Specifically with regard to the development of the ability of mental switch between, and combining the 2D and 3D data, it provides in itself a highly effective training in spatial skills. The same mechanism (2D–3D mental interplay) is one of the central tools of learning descriptive geometry—a discipline which has proven to bring to highly effective outcomes in the development of spatial skills (Nemeth 2007; Stachel 2013; Lobovikov-Katz 2019).

Therefore, a targeted education of the general public for their better understanding of the values of historic gardens and landscape will have an impact much beyond this specific area. It might contribute to many spheres of human activity, including jobs, learning, and others.


Many historic gardens—now used as public green spaces—often present a remarkable architectural and landscape interest that is not easily recognized by users, due to inadequate explanation.

Now it is the time to define methodological tools and educational programs to emphasize historical, cultural, and perceptive values in order to bring about awareness of these resources.

The progressive digitization of map sources and the growing use of web application based on georeferenced layers coming from historical metric maps such as military maps and cadastral map collections allow to make available large datasets to the policy makers and to large public of non-expert users contributing to awareness rising of the historical garden perception.
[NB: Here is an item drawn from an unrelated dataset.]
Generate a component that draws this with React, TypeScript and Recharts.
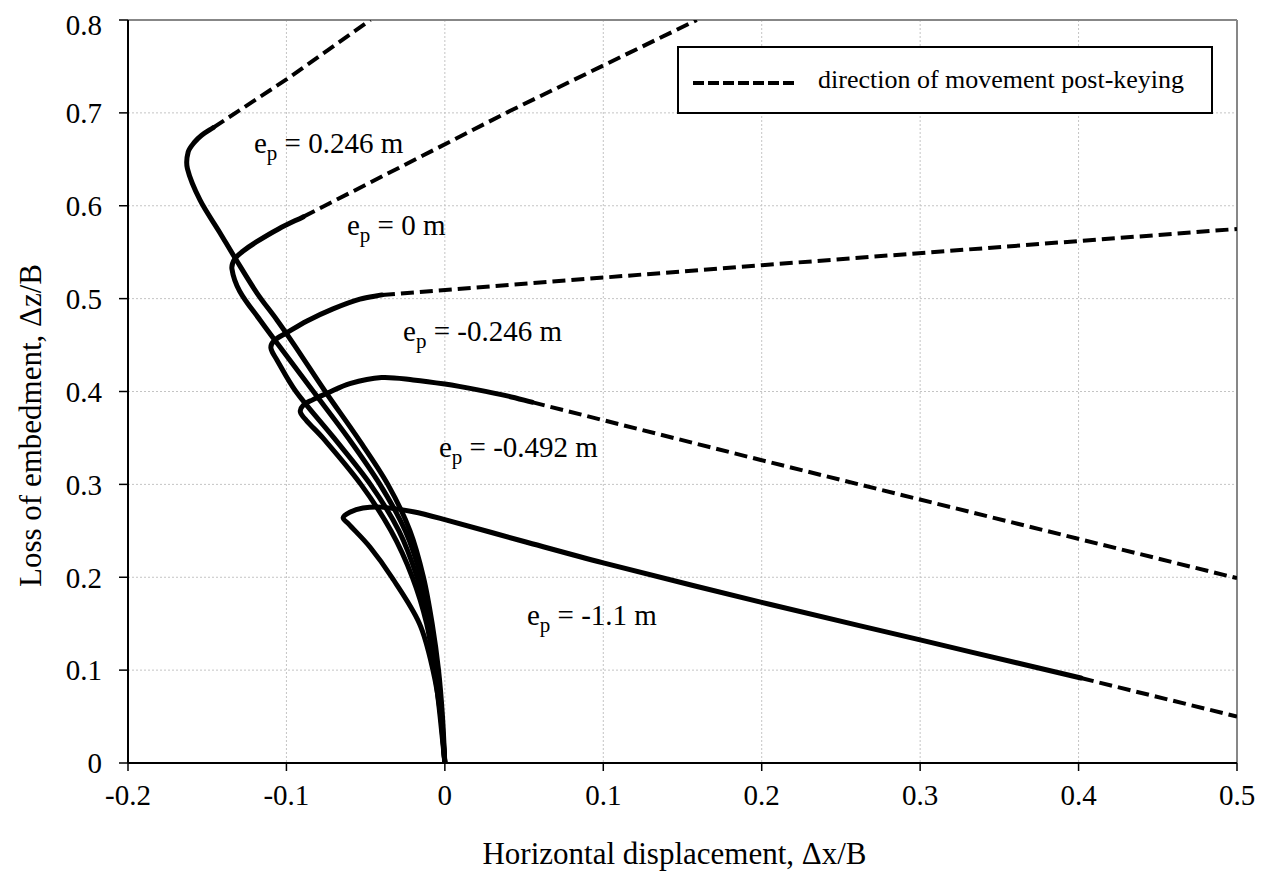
import React from "react";
import {
  CartesianGrid,
  Legend,
  Line,
  LineChart,
  ReferenceDot,
  ReferenceLine,
  XAxis,
  YAxis,
} from "recharts";

const SERIF = "'Liberation Serif', 'Times New Roman', serif";

const xTicks = [-0.2, -0.1, 0, 0.1, 0.2, 0.3, 0.4, 0.5];
const yTicks = [0, 0.1, 0.2, 0.3, 0.4, 0.5, 0.6, 0.7, 0.8];
const xMinorTicks = [
  -0.2, -0.18, -0.16, -0.14, -0.12, -0.1, -0.08, -0.06, -0.04, -0.02, 0, 0.02,
  0.04, 0.06, 0.08, 0.1, 0.12, 0.14, 0.16, 0.18, 0.2, 0.22, 0.24, 0.26, 0.28,
  0.3, 0.32, 0.34, 0.36, 0.38, 0.4, 0.42, 0.44, 0.46, 0.48, 0.5,
];
const yMinorTicks = [
  0, 0.02, 0.04, 0.06, 0.08, 0.1, 0.12, 0.14, 0.16, 0.18, 0.2, 0.22, 0.24, 0.26,
  0.28, 0.3, 0.32, 0.34, 0.36, 0.38, 0.4, 0.42, 0.44, 0.46, 0.48, 0.5, 0.52,
  0.54, 0.56, 0.58, 0.6, 0.62, 0.64, 0.66, 0.68, 0.7, 0.72, 0.74, 0.76, 0.78,
  0.8,
];

// e_p = 0.246 m
const ep0246Solid = [
  { x: 0, y: 0 }, { x: -0.0015, y: 0.05 }, { x: -0.004, y: 0.1 },
  { x: -0.008, y: 0.15 }, { x: -0.0135, y: 0.2 }, { x: -0.022, y: 0.25 },
  { x: -0.036, y: 0.3 }, { x: -0.055, y: 0.35 }, { x: -0.0755, y: 0.4 },
  { x: -0.095, y: 0.45 }, { x: -0.106, y: 0.477 }, { x: -0.1186, y: 0.506 },
  { x: -0.1325, y: 0.544 }, { x: -0.142, y: 0.571 }, { x: -0.1545, y: 0.606 },
  { x: -0.1625, y: 0.64 }, { x: -0.162, y: 0.658 }, { x: -0.158, y: 0.6685 },
  { x: -0.1535, y: 0.676 }, { x: -0.1463, y: 0.684 },
];
const ep0246Dash = [
  { x: -0.1463, y: 0.684 }, { x: -0.1, y: 0.736 }, { x: -0.047, y: 0.8 },
];

// e_p = 0 m
const ep0Solid = [
  { x: 0, y: 0 }, { x: -0.002, y: 0.05 }, { x: -0.0045, y: 0.1 },
  { x: -0.009, y: 0.15 }, { x: -0.015, y: 0.2 }, { x: -0.025, y: 0.25 },
  { x: -0.041, y: 0.3 }, { x: -0.061, y: 0.35 }, { x: -0.083, y: 0.4 },
  { x: -0.105, y: 0.45 }, { x: -0.1167, y: 0.477 }, { x: -0.1295, y: 0.508 },
  { x: -0.1344, y: 0.532 }, { x: -0.1325, y: 0.543 }, { x: -0.1275, y: 0.551 },
  { x: -0.119, y: 0.561 }, { x: -0.105, y: 0.575 }, { x: -0.0895, y: 0.588 },
];
const ep0Dash = [
  { x: -0.0895, y: 0.588 }, { x: 0.041, y: 0.702 }, { x: 0.159, y: 0.8 },
];

// e_p = -0.246 m
const epm0246Solid = [
  { x: 0, y: 0 }, { x: -0.0025, y: 0.05 }, { x: -0.0055, y: 0.1 },
  { x: -0.01, y: 0.15 }, { x: -0.0175, y: 0.2 }, { x: -0.029, y: 0.25 },
  { x: -0.047, y: 0.3 }, { x: -0.07, y: 0.35 }, { x: -0.094, y: 0.4 },
  { x: -0.106, y: 0.434 }, { x: -0.1098, y: 0.447 }, { x: -0.1075, y: 0.455 },
  { x: -0.1, y: 0.463 }, { x: -0.087, y: 0.476 }, { x: -0.0706, y: 0.489 },
  { x: -0.0536, y: 0.4995 }, { x: -0.0397, y: 0.504 },
];
const epm0246Dash = [
  { x: -0.0397, y: 0.504 }, { x: 0.2, y: 0.536 }, { x: 0.5, y: 0.575 },
];

// e_p = -0.492 m
const epm0492Solid = [
  { x: 0, y: 0 }, { x: -0.003, y: 0.05 }, { x: -0.0065, y: 0.1 },
  { x: -0.0115, y: 0.15 }, { x: -0.0205, y: 0.2 }, { x: -0.034, y: 0.25 },
  { x: -0.053, y: 0.3 }, { x: -0.077, y: 0.35 }, { x: -0.0875, y: 0.369 },
  { x: -0.0912, y: 0.378 }, { x: -0.0895, y: 0.385 }, { x: -0.0835, y: 0.391 },
  { x: -0.0744, y: 0.398 }, { x: -0.06, y: 0.4085 }, { x: -0.04, y: 0.415 },
  { x: -0.02, y: 0.4125 }, { x: 0, y: 0.408 }, { x: 0.02, y: 0.402 },
  { x: 0.04, y: 0.395 }, { x: 0.055, y: 0.3885 },
];
const epm0492Dash = [
  { x: 0.055, y: 0.3885 }, { x: 0.2, y: 0.326 }, { x: 0.5, y: 0.199 },
];

// e_p = -1.1 m
const epm11Solid = [
  { x: 0, y: 0 }, { x: -0.0025, y: 0.05 }, { x: -0.0075, y: 0.1 },
  { x: -0.016, y: 0.15 }, { x: -0.0335, y: 0.2 }, { x: -0.0473, y: 0.2326 },
  { x: -0.0608, y: 0.2575 }, { x: -0.0642, y: 0.264 }, { x: -0.06, y: 0.27 },
  { x: -0.0517, y: 0.2745 }, { x: -0.04, y: 0.2755 }, { x: -0.02, y: 0.2705 },
  { x: 0, y: 0.262 }, { x: 0.05, y: 0.2385 }, { x: 0.1, y: 0.2155 },
  { x: 0.2, y: 0.173 }, { x: 0.3, y: 0.1325 }, { x: 0.4015, y: 0.0915 },
];
const epm11Dash = [{ x: 0.4015, y: 0.0915 }, { x: 0.5, y: 0.05 }];

const solidSeries = [ep0246Solid, ep0Solid, epm0246Solid, epm0492Solid, epm11Solid];
const dashSeries = [ep0246Dash, ep0Dash, epm0246Dash, epm0492Dash, epm11Dash];

const epLabels = [
  { x: -0.1205, y: 0.657, text: "0.246 m" },
  { x: -0.0618, y: 0.5685, text: "0 m" },
  { x: -0.0264, y: 0.4544, text: "-0.246 m" },
  { x: -0.0037, y: 0.3295, text: "-0.492 m" },
  { x: 0.0518, y: 0.1486, text: "-1.1 m" },
];

// smooth curve through the points (chord-scaled Catmull-Rom), like Excel's smoothed lines
const smooth = (context: any) => {
  let pts: number[][] = [];
  const dist = (a: number[], b: number[]) => Math.hypot(b[0] - a[0], b[1] - a[1]) || 1e-6;
  const tangent = (i: number) => {
    const n = pts.length;
    const a = pts[Math.max(0, i - 1)];
    const b = pts[Math.min(n - 1, i + 1)];
    const d = i === 0 || i === n - 1 ? dist(a, b) : dist(a, pts[i]) + dist(pts[i], b);
    return [(b[0] - a[0]) / d, (b[1] - a[1]) / d];
  };
  return {
    areaStart() {},
    areaEnd() {},
    lineStart() {
      pts = [];
    },
    point(x: number, y: number) {
      pts.push([x, y]);
    },
    lineEnd() {
      if (!pts.length) return;
      context.moveTo(pts[0][0], pts[0][1]);
      for (let i = 0; i < pts.length - 1; i++) {
        const d = dist(pts[i], pts[i + 1]) / 3;
        const t0 = tangent(i);
        const t1 = tangent(i + 1);
        context.bezierCurveTo(
          pts[i][0] + t0[0] * d, pts[i][1] + t0[1] * d,
          pts[i + 1][0] - t1[0] * d, pts[i + 1][1] - t1[1] * d,
          pts[i + 1][0], pts[i + 1][1]
        );
      }
    },
  };
};

const EpText = ({ cx, cy, text }: any) => (
  <text x={cx} y={cy} fontSize={29} fontFamily={SERIF} fill="#000" style={{ whiteSpace: "pre" }}>
    e
    <tspan fontSize={21} dy={7}>p</tspan>
    <tspan dy={-7}>{" = " + text}</tspan>
  </text>
);

const LegendBox = () => (
  <svg width={536} height={68} style={{ display: "block" }}>
    <rect x={1} y={1} width={534} height={66} fill="#fff" stroke="#000" strokeWidth={2} />
    <line x1={16} y1={37} x2={121} y2={37} stroke="#000" strokeWidth={4} strokeDasharray="11 4" />
    <text x={141} y={42} fontSize={26} fontFamily={SERIF} fill="#000">
      direction of movement post-keying
    </text>
  </svg>
);

const XTitle = ({ viewBox }: any) => (
  <text
    x={viewBox.x + viewBox.width / 2 - 8}
    y={viewBox.y + 101}
    textAnchor="middle"
    fontSize={31}
    fontFamily={SERIF}
    fill="#000"
  >
    Horizontal displacement, Δx/B
  </text>
);

const YTitle = ({ viewBox }: any) => {
  const x = viewBox.x + 33;
  const y = viewBox.y + viewBox.height / 2 + 34;
  return (
    <text x={x} y={y} transform={`rotate(-90 ${x} ${y})`} textAnchor="middle" fontSize={31} fontFamily={SERIF} fill="#000">
      Loss of embedment, Δz/B
    </text>
  );
};

const tickStyle = { fontSize: 29, fontFamily: SERIF, fill: "#000" };

export default function App() {
  return (
    <LineChart width={1257} height={866} margin={{ top: 12, right: 28, left: 0, bottom: 0 }}>
      <CartesianGrid stroke="#c4c4c4" strokeDasharray="2 2" />
      <XAxis
        type="number"
        dataKey="x"
        domain={[-0.2, 0.5]}
        ticks={xTicks}
        allowDataOverflow
        height={111}
        tickSize={8}
        tickMargin={13}
        tick={tickStyle}
        axisLine={{ stroke: "#000", strokeWidth: 2 }}
        tickLine={{ stroke: "#000", strokeWidth: 1.5 }}
        label={{ content: <XTitle /> }}
      />
      <XAxis
        xAxisId="minor"
        type="number"
        domain={[-0.2, 0.5]}
        ticks={xMinorTicks}
        allowDataOverflow
        mirror
        height={0}
        tick={false}
        axisLine={false}
        tickSize={6}
        tickLine={{ stroke: "#000", strokeWidth: 1.5 }}
      />
      <YAxis
        type="number"
        domain={[0, 0.8]}
        ticks={yTicks}
        allowDataOverflow
        width={120}
        tickSize={9}
        tickMargin={17}
        tick={tickStyle}
        axisLine={{ stroke: "#000", strokeWidth: 2 }}
        tickLine={{ stroke: "#000", strokeWidth: 1.5 }}
        label={{ content: <YTitle /> }}
      />
      <YAxis
        yAxisId="minor"
        type="number"
        domain={[0, 0.8]}
        ticks={yMinorTicks}
        allowDataOverflow
        mirror
        width={0}
        tick={false}
        axisLine={false}
        tickSize={6}
        tickLine={{ stroke: "#000", strokeWidth: 1.5 }}
      />
      <ReferenceLine y={0.8} stroke="#878787" strokeWidth={2} />
      <ReferenceLine x={0.5} stroke="#878787" strokeWidth={2} />
      {dashSeries.map((d, i) => (
        <Line
          key={"dash" + i}
          data={d}
          dataKey="y"
          type="linear"
          stroke="#000"
          strokeWidth={4}
          strokeDasharray="13 6"
          dot={false}
          activeDot={false}
          isAnimationActive={false}
        />
      ))}
      {solidSeries.map((d, i) => (
        <Line
          key={"solid" + i}
          data={d}
          dataKey="y"
          type={smooth as any}
          stroke="#000"
          strokeWidth={5}
          strokeLinecap="round"
          strokeLinejoin="round"
          dot={false}
          activeDot={false}
          isAnimationActive={false}
        />
      ))}
      {epLabels.map((l) => (
        <ReferenceDot
          key={l.text}
          x={l.x}
          y={l.y}
          r={0}
          shape={(p: any) => <EpText cx={p.cx} cy={p.cy} text={l.text} />}
        />
      ))}
      <Legend
        layout="horizontal"
        verticalAlign="middle"
        align="center"
        content={<LegendBox />}
        wrapperStyle={{ left: 669, top: 38, width: 536, height: 68 }}
      />
    </LineChart>
  );
}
The use of panoramic views and open data collection (as Europeana collection or the Lombardy Region portals within MIBAC efforts) can contribute to enrich the consciousness of the historical values, with the help of geolocation tools and correlation tools connecting the historical map layers with such views. Applications developed on Virtual Hubs implemented to discover and access Open Data, and in particular Geographic Open Data, allow to connect the different data sources on the base of semantic, spatial, and temporal relations boosting cross-correlations that can support touristic itineraries. On-site visits, museums and multimedia museum visits can contribute to a better informed perception and knowledge of the historical garden heritage among citizens, training programs can act in this direction giving tools to manage enriched correlations, and moreover citizen can be sentinel of such richness toward the preservation of the stratified contents, including the panoramic cone preservations within a sustainable planning. As more data testifying the past and richness can circulate, as more modern semantic-based tools can discover and correlate data coming from spread sources, as more we can improve the effort of georeferencing such data, the more we could preserve and augment the reality by mean of its past.